Removing Empty Cells | Professional SQL Server Analysis Services 2005 with MDX (Programmer to Programmer)

The number of cells in a cube is the uniquely identifiable space within the cube. It is the product of the number of members in each attribute of each dimension. This is referred to as the cube space. As you can imagine, the entire cube space can be quite large. Of the entire cube space, the cells which constitute the product of attribute hierarchies of each dimension can potentially have fact data. However, in a typical cube most of these cells will not have fact data. For example, take a simple cube that contains dimensions product, time, and store. Assume the fact table contains IDs for dimensions, product time, and the sales amount. The product dimension table typically contains columns pertaining to the dimension, such as product name, product category, product weight, product color, and discount. The store dimension table would contain information about the store such as city, state, country, and number of employees. The time dimension might contain day, month, and year. As the owner of existing stores you might be interested in looking at the sales of various products in stores across various time periods every week, month, or quarter to make a decision on what product lines to enhance to grow your business. The store manager may be interested in identifying the sales of the products along with discounts so that he can stock products that sell the most while having discounts to maximize the profit of the store. Hence, the types of questions that might be requested from your UDM might be different based on the user.

Because the cube space is typically quite large, a vast majority of the cells might be nulls, meaning no data is available. If your queries include attributes from the same dimension such as sales of products that have 10% discount, Analysis Services automatically returns the sale of products that have exactly 10% discount. As you learned earlier in this chapter, Analysis Services uses AUTO EXISTS and eliminates all members in the products hierarchy that do not exist with the 10% discount member in the discount hierarchy. Hence the results you get will not contain null values. However, if you query for data across dimensions, you can end up with several cells that are nulls. Often you are not interested in the cells with null values and you do not want to retrieve them in the result set to begin with. Analysis Services provides several functions and keywords that help you in eliminating null values in your result set.

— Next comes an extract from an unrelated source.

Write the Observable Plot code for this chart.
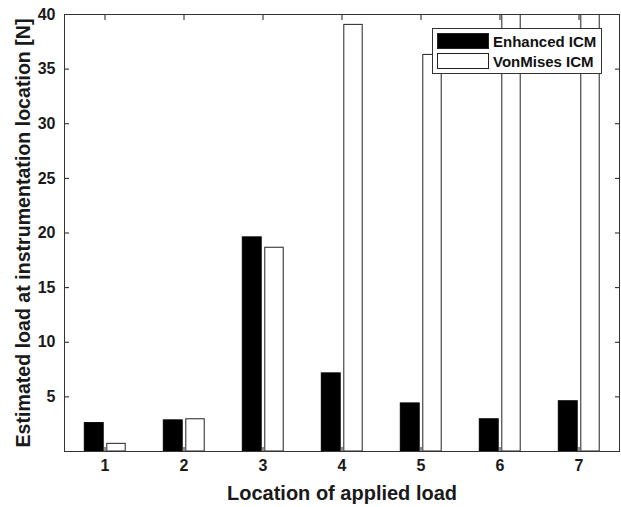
<!DOCTYPE html>
<html><head><meta charset="utf-8">
<script src="https://cdn.jsdelivr.net/npm/d3@7"></script>
<script src="https://cdn.jsdelivr.net/npm/@observablehq/plot@0.6"></script>
<style>
body{margin:0;background:#fff;}
#wrap{position:relative;width:621px;height:507px;font-family:"Liberation Sans",Arial,sans-serif;}
#legend{position:absolute;left:432px;top:28px;width:170px;height:46px;border:1px solid #333;background:#fff;box-sizing:border-box;}
.row{position:absolute;left:4px;height:16px;display:flex;align-items:center;}
.sw{width:52px;height:16px;box-sizing:border-box;border:1px solid #222;}
.lbl{margin-left:4px;font-weight:bold;font-size:15px;color:#111;white-space:nowrap;}
</style></head><body><div id="wrap"></div>
<script>
const categories = ["1","2","3","4","5","6","7"];
const seriesNames = ["Enhanced ICM","VonMises ICM"];
const enhanced = [2.6, 2.85, 19.6, 7.15, 4.4, 2.95, 4.6];
const vonMises = [0.7, 2.95, 18.65, 39.05, 36.3, 45, 45];
const yTicks = [5,10,15,20,25,30,35,40];
const xLabel = "Location of applied load";
const yLabel = "Estimated load at instrumentation location [N]";

const dataE = categories.map((c,i)=>({loc:c, value:enhanced[i], series:seriesNames[0]}));
const dataV = categories.map((c,i)=>({loc:c, value:vonMises[i], series:seriesNames[1]}));

const tickFont = {fontSize: 16, fontWeight: "bold"};
const chart = Plot.plot({
  width: 621, height: 507,
  marginLeft: 64, marginRight: 2, marginTop: 14, marginBottom: 56,
  style: {fontFamily: "'Liberation Sans', Arial, sans-serif", fontSize: "16px", fontWeight: "bold", color: "#1a1a1a", background: "#fff"},
  x: {type: "band", domain: categories, range: [62.6, 619.8], padding: 0, label: null},
  y: {domain: [0, 40], label: null},
  marks: [
    Plot.axisY({anchor: "left", ticks: yTicks, tickSize: -5, tickPadding: 14, label: null, ...tickFont}),
    Plot.axisY({anchor: "right", ticks: yTicks, tickSize: -5, tickFormat: () => "", label: null}),
    Plot.axisX({anchor: "bottom", tickSize: -4, tickPadding: 12, label: null, ...tickFont}),
    Plot.axisX({anchor: "top", tickSize: -5, tickFormat: () => "", label: null}),
    Plot.barY(dataE, {x: "loc", y: "value", fill: "#000", stroke: "#000", insetLeft: 19.3, insetRight: 40.8, clip: true}),
    Plot.barY(dataV, {x: "loc", y: "value", fill: "#fff", stroke: "#222", insetLeft: 41.8, insetRight: 18.8, clip: true}),
    Plot.frame({stroke: "#333"}),
    Plot.text([xLabel], {frameAnchor: "bottom", dy: 42, lineAnchor: "middle", fontSize: 20, fontWeight: "bold", fill: "#1a1a1a"}),
    Plot.text([yLabel], {frameAnchor: "left", dx: -41, rotate: -90, textAnchor: "middle", lineAnchor: "middle", fontSize: 19.6, fontWeight: "bold", fill: "#1a1a1a"})
  ]
});
const wrap = document.getElementById("wrap");
wrap.appendChild(chart);

const legend = document.createElement("div");
legend.id = "legend";
const fills = ["#000", "#fff"];
seriesNames.forEach((name, i) => {
  const row = document.createElement("div");
  row.className = "row";
  row.style.top = (4 + i * 20) + "px";
  const sw = document.createElement("div");
  sw.className = "sw";
  sw.style.background = fills[i];
  const lbl = document.createElement("span");
  lbl.className = "lbl";
  lbl.textContent = name;
  row.appendChild(sw); row.appendChild(lbl);
  legend.appendChild(row);
});
wrap.appendChild(legend);
</script></body></html>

Assume you want to analyze the Internet Sales amount across various countries for various products. Every product might not be sold in every country and so you can end up with certain country-product combinations that do not have any sales. To eliminate the null values you can use the keyword NON EMPTY on the axis or the MDX functions NONEMPTYCROSSJOIN, NONEMPTY, and FILTER. These are some basic ways to remove empty cells from the result set and you can certainly write many more ways of removing empty cells.

The operator NON EMPTY is used on an axis to remove the members that result in empty cell values. When NON EMPTY is applied then cells with null values are eliminated in the context of member on other axes. You can see this in the following query:

     SELECT [Measures].[Internet Sales Amount] on 0,     NON EMPTY [Customer].[Customer Geography].[Country].members *     [Product].[Product Model Categories].members on 1     FROM [Adventure Works]

You can use the FILTER function as shown in the following query with the condition to eliminate null values for Internet Sales Amount:

     SELECT [Measures].[Internet Sales Amount] on 0,     FILTER ( [Customer].[Customer Geography].[Country].members *     [Product].[Product Model Categories].members, [Measures].[Internet Sales Amount])     on 1     FROM [Adventure Works]

The following two queries use the NONEMPTYCROSSJOIN and NONEMPTY functions, which have similar arguments of taking a set and a filter set and eliminating cells that contain nulls. If you use the NONEMPTY-CROSSJOIN function, you can specify the sets that need to be crossjoined, and in the final result you can specify the sets that need to be included in the result set. In this example, two sets are specified:

     SELECT [Measures].[Internet Sales Amount] on 0,     NONEMPTYCROSSJOIN ([Customer].[Customer Geography].[Country].members,     [Product].[Product Model Categories].members, [Measures].[Internet Sales Amount],2     ) on 1     FROM [Adventure Works]

If you use the NONEMPTY function, the set passed as an argument needs to be a crossjoin of the sets involved as shown in the following query:

     SELECT [Measures].[Internet Sales Amount] on 0,     NONEMPTY ([Customer].[Customer Geography].[Country].members*     [Product].[Product Model Categories].members, [Measures].[Internet Sales Amount])     on 1     FROM [Adventure Works]

When NONEMPTY function is used then the members in the set are filtered based on the argument passed (Measures. [Internet Sales Amount]) in the above example.

To sum up, there are several ways of removing the nulls in your result set so that you can analyze the results that are meaningful. You can choose one of the preceding examples to restrict the null cell values. However, you should be aware that the NONEMPTYCROSSJOIN function is being deprecated because there are certain limitations while using this function with calculated members.